Lenses with large maximum apertures are termed "fast": an 85mm f/1.4, or Canon's 50mm f/1.0, for example. Lenses with small maximum apertures are considered "slow": a 50mm f/3.5 macro lens, or a 500mm f/8 mirror lens, for example. Faster lenses provide brighter viewfinder images for easier focusing, and they permit shooting in dimmer light, but they are also more expensive, heavier and generally not as sharp at maximum aperture.

Depth of Field
Besides controlling the amount of light, the aperture also controls the depth of field—the area in front of and behind the point of focus where objects appear acceptably sharp in the photograph. Small-diameter apertures (those with large numerical values, like f/22) provide greater depth of field; large-diameter apertures (those with small numerical values, like f/1.4) provide little depth of field.

Many of today's 35mm SLR cameras offer a depth-of-field preview, which stops the lens down to the set aperture so you can see in the viewfinder how much depth of field you have at any aperture.

Important point: When you stop the lens down, it transmits less light, so the image you see in the viewfinder gets darker. At small apertures in dim light, the viewfinder image might be too dark to allow you to analyze depth of field. For example, if you have an f/2 lens and stop it down to f/16, you'll cut the light to 1/64 what it is at f/2—the viewfinder image will be 1/64 as bright. In this case, or if the camera has no depth-of-field preview, you can use the depth-of-field scale on many lens barrels to see approximately how much depth of field you have at a given f-stop and focusing distance.

One more thing: Depth of field is really an illusion. The point focused upon is "sharp"; as a subject moves closer or farther away, it becomes less sharp. Within depth-of-field limits, objects will appear acceptably sharp (because their circles of confusion will be sufficiently small), but for maximum sharpness, try to focus accurately.

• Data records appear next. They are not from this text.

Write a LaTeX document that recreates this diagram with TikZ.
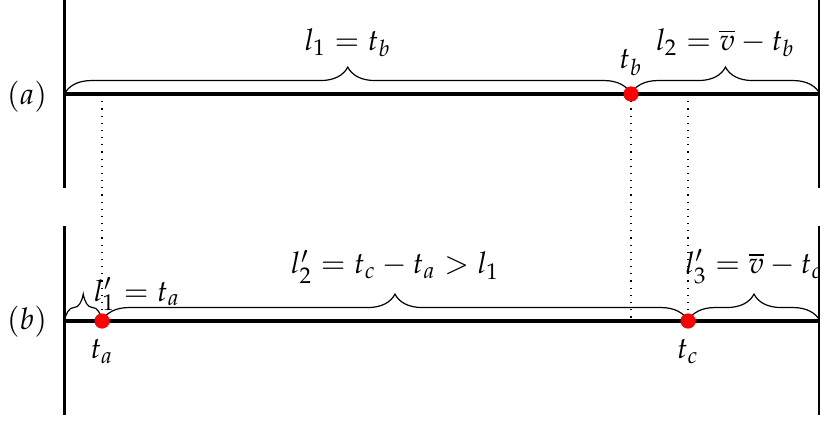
\documentclass[tikz,border=0pt]{standalone}
\usepackage{mathpazo}
\usetikzlibrary{decorations.pathreplacing,positioning}
\tikzset{
  bar/.style={line width=1.1pt},
  axisline/.style={line width=1.1pt},
  guide/.style={dotted},
  event/.style={circle, fill=red, inner sep=0pt, minimum size=5pt},
  span/.style={decorate, decoration={brace, amplitude=9pt}},
  spanlabel/.style={midway, above, yshift=9pt}
}
\begin{document}
\begin{tikzpicture}[x=1.176mm, y=1.176mm]
  \useasboundingbox (-6.45,9.4) rectangle (75.55,-32.8);
  % line (a)
  \coordinate (a0) at (0,0);
  \coordinate (a1) at (75.55,0);
  \coordinate (pa) at (3.75,0);
  \coordinate (pc) at (62.35,0);
  \coordinate (aTL) at (0,9.4);
  \coordinate (aBL) at (0,-9.4);
  \coordinate (aTR) at (75.55,9.4);
  \coordinate (aBR) at (75.55,-9.4);
  % line (b)
  \coordinate (b0) at (0,-22.7);
  \coordinate (b1) at (75.55,-22.7);
  \coordinate (pb) at (56.65,-22.7);
  \coordinate (bTL) at (0,-13.2);
  \coordinate (bBL) at (0,-32.1);
  \coordinate (bTR) at (75.55,-13.2);
  \coordinate (bBR) at (75.55,-32.1);

  \node (la) at (-3.75,-0.3) {$(a)$};
  \node (lb) at (-3.75,-22.8) {$(b)$};

  \node[event] (tb) at (56.65,0) {};
  \node[event] (ta) at (3.75,-22.7) {};
  \node[event] (tc) at (62.35,-22.7) {};

  % projections
  \draw[guide] (pa) -- (ta.center);
  \draw[guide] (tb.center) -- (pb);
  \draw[guide] (pc) -- (tc.center);

  \draw[bar] (aTL) -- (aBL);
  \draw[bar] (aTR) -- (aBR);
  \draw[bar] (bTL) -- (bBL);
  \draw[bar] (bTR) -- (bBR);
  \draw[axisline] (a0) -- (a1);
  \draw[axisline] (b0) -- (b1);

  % braces
  \draw[span] (a0) -- (tb.center) node[spanlabel] {$l_1 = t_b$};
  \draw[span] (tb.center) -- (a1) node[spanlabel] {$l_2 = \overline{v} - t_b$};
  \draw[span] (b0) -- (ta.center) node[midway, yshift=9pt, anchor=west] {$l'_1 = t_a$};
  \draw[span] (ta.center) -- (tc.center) node[spanlabel] {$l'_2 = t_c - t_a > l_1$};
  \draw[span] (tc.center) -- (b1) node[spanlabel] {$l'_3 = \overline{v} - t_c$};

  \node[event, label=above:$t_b$] at (tb) {};
  \node[event, label=below:$t_a$] at (ta) {};
  \node[event, label=below:$t_c$] at (tc) {};
\end{tikzpicture}
\end{document}
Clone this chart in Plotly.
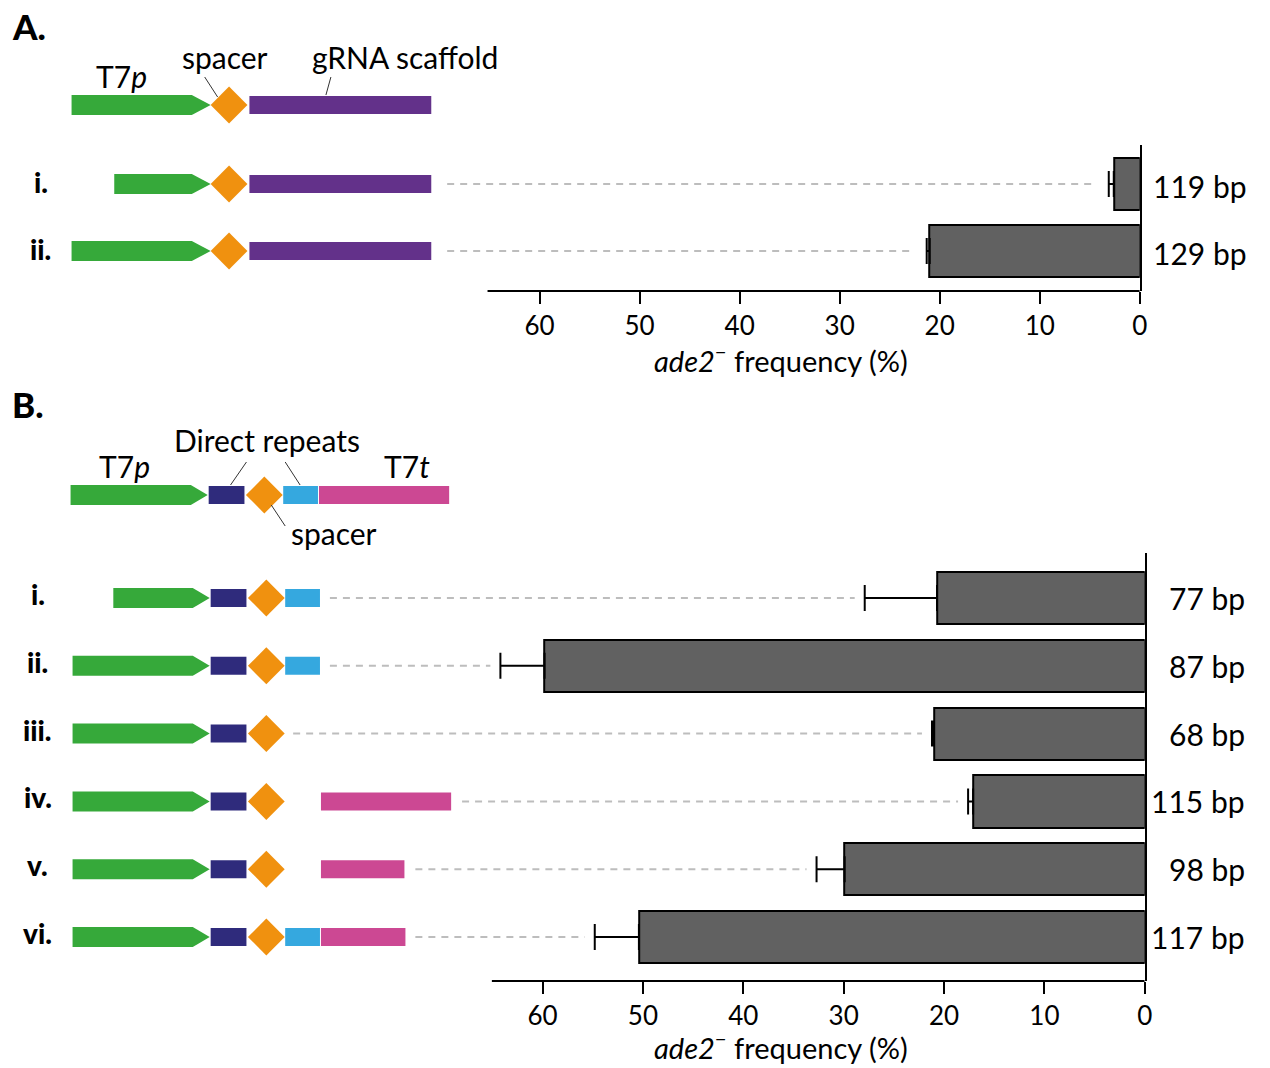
import plotly.graph_objects as go

W, H = 1270, 1068
FONT = "Lato"

# ---------------- data ----------------
rows_A = ["i.", "ii."]
bp_A = ["119 bp", "129 bp"]
freq_A = [2.6, 21.0]
err_A = [0.5, 0.3]

rows_B = ["i.", "ii.", "iii.", "iv.", "v.", "vi."]
bp_B = ["77 bp", "87 bp", "68 bp", "115 bp", "98 bp", "117 bp"]
freq_B = [20.7, 59.8, 21.0, 17.1, 29.9, 50.4]
err_B = [7.2, 4.4, 0.2, 0.5, 2.8, 4.4]

tick_vals = [0, 10, 20, 30, 40, 50, 60]
tick_text = ["0", "10", "20", "30", "40", "50", "60"]
x_title = "<i>ade2</i><sup>−</sup> frequency (%)"

# ---------------- colours ----------------
C_GREEN = "#36a93a"
C_ORANGE = "#f0910f"
C_PURPLE = "#63318a"
C_DBLUE = "#2f2b7c"
C_LBLUE = "#35a8df"
C_PINK = "#cc4893"
C_BAR = "#616161"
C_DASH = "#bdbdbd"

# ---------------- panel geometry (pixels) ----------------
A_axis_right, A_ppu = 1147, 10.067        # px of value 0, px per unit
A_dom_left = 440
A_top, A_bot, A_first, A_pitch = 145, 291, 184, 67.0
A_axis_start = 65.2
B_axis_right, B_ppu = 1152, 10.1
B_dom_left = 285
B_top, B_bot, B_first, B_pitch = 553, 981, 598, 67.8
B_axis_start = 65.05


def yrange(top, bot, first, pitch):
    return [(bot - first) / pitch, -(first - top) / pitch]


fig = go.Figure()

fig.add_trace(go.Bar(
    x=freq_A, y=list(range(len(rows_A))), orientation="h", width=0.78,
    marker=dict(color=C_BAR, line=dict(color="black", width=2)),
    error_x=dict(type="data", array=err_A, arrayminus=[0] * len(err_A), symmetric=False,
                 color="black", thickness=2, width=13),
    xaxis="x", yaxis="y", showlegend=False, hoverinfo="x"))
fig.add_trace(go.Bar(
    x=freq_B, y=list(range(len(rows_B))), orientation="h", width=0.77,
    marker=dict(color=C_BAR, line=dict(color="black", width=2)),
    error_x=dict(type="data", array=err_B, arrayminus=[0] * len(err_B), symmetric=False,
                 color="black", thickness=2, width=13),
    xaxis="x2", yaxis="y2", showlegend=False, hoverinfo="x"))

A_dash_start_px = [450, 450]
B_dash_start_px = [332, 332, 295, 465, 418, 418]
gap = 1.0
for i, (v, e) in enumerate(zip(freq_A, err_A)):
    xs = (A_axis_right - A_dash_start_px[i]) / A_ppu
    fig.add_trace(go.Scatter(x=[xs, v + e + 1.5], y=[i, i], mode="lines",
                             line=dict(color=C_DASH, width=2, dash="7px,6px"),
                             xaxis="x", yaxis="y", showlegend=False, hoverinfo="skip"))
for i, (v, e) in enumerate(zip(freq_B, err_B)):
    xs = (B_axis_right - B_dash_start_px[i]) / B_ppu
    fig.add_trace(go.Scatter(x=[xs, v + e + gap], y=[i, i], mode="lines",
                             line=dict(color=C_DASH, width=2, dash="7px,6px"),
                             xaxis="x2", yaxis="y2", showlegend=False, hoverinfo="skip"))

axis_common = dict(showgrid=False, zeroline=False, ticks="outside", ticklen=12, tickwidth=2,
                   tickcolor="black", tickvals=tick_vals, ticktext=tick_text,
                   tickfont=dict(family=FONT, size=26, color="black"), showline=False,
                   fixedrange=True)
fig.update_layout(
    xaxis=dict(domain=[A_dom_left / W, A_axis_right / W],
               range=[(A_axis_right - A_dom_left) / A_ppu, 0], anchor="y", **axis_common),
    yaxis=dict(domain=[(H - A_bot) / H, (H - A_top) / H], range=yrange(A_top, A_bot, A_first, A_pitch),
               anchor="x", side="right", showline=True, linecolor="black", linewidth=2,
               showticklabels=False, ticks="", showgrid=False, zeroline=False, fixedrange=True),
    xaxis2=dict(domain=[B_dom_left / W, B_axis_right / W],
                range=[(B_axis_right - B_dom_left) / B_ppu, 0], anchor="y2", **axis_common),
    yaxis2=dict(domain=[(H - B_bot) / H, (H - B_top) / H], range=yrange(B_top, B_bot, B_first, B_pitch),
                anchor="x2", side="right", showline=True, linecolor="black", linewidth=2,
                showticklabels=False, ticks="", showgrid=False, zeroline=False, fixedrange=True),
)

shapes = []
annotations = []

shapes.append(dict(type="line", xref="x", yref="paper", x0=A_axis_start, x1=0,
                   y0=(H - A_bot) / H, y1=(H - A_bot) / H, line=dict(color="black", width=2)))
shapes.append(dict(type="line", xref="x2", yref="paper", x0=B_axis_start, x1=0,
                   y0=(H - B_bot) / H, y1=(H - B_bot) / H, line=dict(color="black", width=2)))


def px(x):
    return x / W


def row_y(yref, center, pitch):
    if yref == "paper":
        return lambda off: (H - (center + off)) / H
    return lambda off: center + off / pitch


def add_rect(x0, x1, fy, yref, h, color):
    shapes.append(dict(type="rect", xref="paper", yref=yref, x0=px(x0), x1=px(x1),
                       y0=fy(-h), y1=fy(h), fillcolor=color, line=dict(width=0), layer="above"))


def add_arrow(x0, x1, tip, fy, yref, h, color):
    path = (f"M {px(x0)},{fy(-h)} L {px(x1)},{fy(-h)} L {px(tip)},{fy(0)} "
            f"L {px(x1)},{fy(h)} L {px(x0)},{fy(h)} Z")
    shapes.append(dict(type="path", xref="paper", yref=yref, path=path,
                       fillcolor=color, line=dict(width=0), layer="above"))


def add_diamond(cx, fy, yref, r, color):
    path = (f"M {px(cx - r)},{fy(0)} L {px(cx)},{fy(-r)} L {px(cx + r)},{fy(0)} "
            f"L {px(cx)},{fy(r)} Z")
    shapes.append(dict(type="path", xref="paper", yref=yref, path=path,
                       fillcolor=color, line=dict(width=0), layer="above"))


def add_leader(x0, y0, x1, y1):
    shapes.append(dict(type="line", xref="paper", yref="paper", x0=px(x0), y0=(H - y0) / H,
                       x1=px(x1), y1=(H - y1) / H, line=dict(color="#333333", width=1)))


def add_text(text, x, y, size, xanchor="center", weight="normal"):
    annotations.append(dict(text=text, xref="paper", yref="paper",
                            x=px(x), y=(H - y) / H, xanchor=xanchor, yanchor="middle",
                            showarrow=False,
                            font=dict(family=FONT, size=size, color="black", weight=weight)))


# ---------------- panel A schematic ----------------
def draw_A(fy, yref, start):
    add_arrow(start, 193, 212, fy, yref, 10, C_GREEN)
    add_diamond(230.5, fy, yref, 18.5, C_ORANGE)
    add_rect(251, 434, fy, yref, 9, C_PURPLE)


draw_A(row_y("paper", 105, 1), "paper", 72)
A_starts = [115, 72]
for i in range(len(rows_A)):
    draw_A(row_y("y", i, A_pitch), "y", A_starts[i])

add_text("A.", 10, 26, 35, xanchor="left", weight=900)
add_text("T7<i>p</i>", 122, 76, 30)
add_text("spacer", 226, 57, 30)
add_text("gRNA scaffold", 408, 57, 30)
add_leader(206, 77, 219, 97)
add_leader(333, 77, 328, 95)

# ---------------- panel B schematic ----------------
def draw_B(fy, yref, start, dr2, t7t_end, dx=0):
    add_arrow(start, 194 + dx, 211 + dx, fy, yref, 10, C_GREEN)
    add_rect(212 + dx, 248 + dx, fy, yref, 9, C_DBLUE)
    add_diamond(268 + dx, fy, yref, 18.5, C_ORANGE)
    if dr2:
        add_rect(287 + dx, 322 + dx, fy, yref, 9, C_LBLUE)
    if t7t_end is not None:
        add_rect(323 + dx, t7t_end, fy, yref, 9, C_PINK)


draw_B(row_y("paper", 495, 1), "paper", 71, True, 452, dx=-2)
B_starts = [114, 73, 73, 73, 73, 73]
B_dr2 = [True, True, False, False, False, True]
B_t7t = [None, None, None, 454, 407, 408]
for i in range(len(rows_B)):
    draw_B(row_y("y2", i, B_pitch), "y2", B_starts[i], B_dr2[i], B_t7t[i])

add_text("B.", 10, 404, 35, xanchor="left", weight=900)
add_text("T7<i>p</i>", 125, 466, 30)
add_text("Direct repeats", 269, 440, 30)
add_text("T7<i>t</i>", 410, 466, 30)
add_text("spacer", 336, 533, 30)
add_leader(248, 462, 232, 485)
add_leader(287, 462, 302, 485)
add_leader(273, 505, 287, 526)

for i, r in enumerate(rows_A):
    annotations.append(dict(text=r, xref="paper", yref="y", x=px(41), y=i - 2 / A_pitch,
                            xanchor="center", yanchor="middle", showarrow=False,
                            font=dict(family=FONT, size=28, color="black", weight=900)))
for i, r in enumerate(rows_B):
    annotations.append(dict(text=r, xref="paper", yref="y2", x=px(38), y=i - 4 / B_pitch,
                            xanchor="center", yanchor="middle", showarrow=False,
                            font=dict(family=FONT, size=28, color="black", weight=900)))

for i, t in enumerate(bp_A):
    annotations.append(dict(text=t, xref="paper", yref="y", x=px(1257), y=i + 2 / A_pitch,
                            xanchor="right", yanchor="middle", showarrow=False,
                            font=dict(family=FONT, size=30, color="black")))
for i, t in enumerate(bp_B):
    annotations.append(dict(text=t, xref="paper", yref="y2", x=px(1255), y=i,
                            xanchor="right", yanchor="middle", showarrow=False,
                            font=dict(family=FONT, size=30, color="black")))

add_text(x_title, 786, 359, 29)
add_text(x_title, 786, 1046, 29)

fig.update_layout(width=W, height=H, margin=dict(l=0, r=0, t=0, b=0),
                  paper_bgcolor="white", plot_bgcolor="rgba(0,0,0,0)",
                  shapes=shapes, annotations=annotations, showlegend=False,
                  bargap=0)

fig.write_html("out.html", config={"displayModeBar": False},
               post_script="document.body.style.margin='0';document.body.style.overflow='hidden';")
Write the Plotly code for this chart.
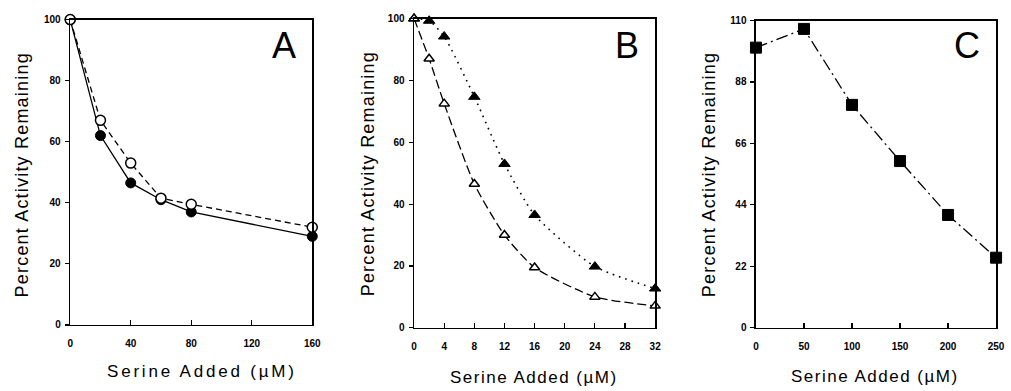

Depth of field affects what appears to be in focus behind and in front of the focused subject, and should not be confused with depth of focus, which is the minute amount the film plane can move toward or away from the lens before the circles of confusion become large enough to noticeably affect image sharpness.

Interchangeable Lenses
One lens can't do it all. The lens that comes with the camera might be good for general everyday shooting, but isn't ideal for all shooting situations. Therefore, "serious" cameras offer interchangeable lenses—you can remove the lens that's on the camera and replace it with another that's better suited to the task at hand. Interchangeable lenses allow you to use normal lenses, wide-angle lenses, telephoto lenses (actually, the term "telephoto" refers to a specific type of lens design in which the physical length of the lens is shorter than its focal length, but all lenses longer than a camera's normal lens are generally referred to as "telephotos" today, so we'll do that, too), zoom lenses, macro lenses, perspective-control lenses, mirror lenses, soft-focus lenses, superfast lenses, fisheye lenses—whatever type of lens you need to get the image you want on your film.

Lenses whose focal length is close to the diagonal measurement of the image frame for a given camera format are considered "normal" lenses for that format. For example, a full-frame 35mm image measures 24x36mm, and has a 43mm diagonal. So 50mm lenses are considered "normal" for 35mm cameras, 50mm being the closest focal length to 43mm that most lens makers offer. Normal lenses see things pretty much as our eyes do, and are good for general picture-taking. There was a time when most SLR camera bodies were sold with a normal lens, but today, bodies are generally sold with short-range zoom lenses, such as 35-80mm.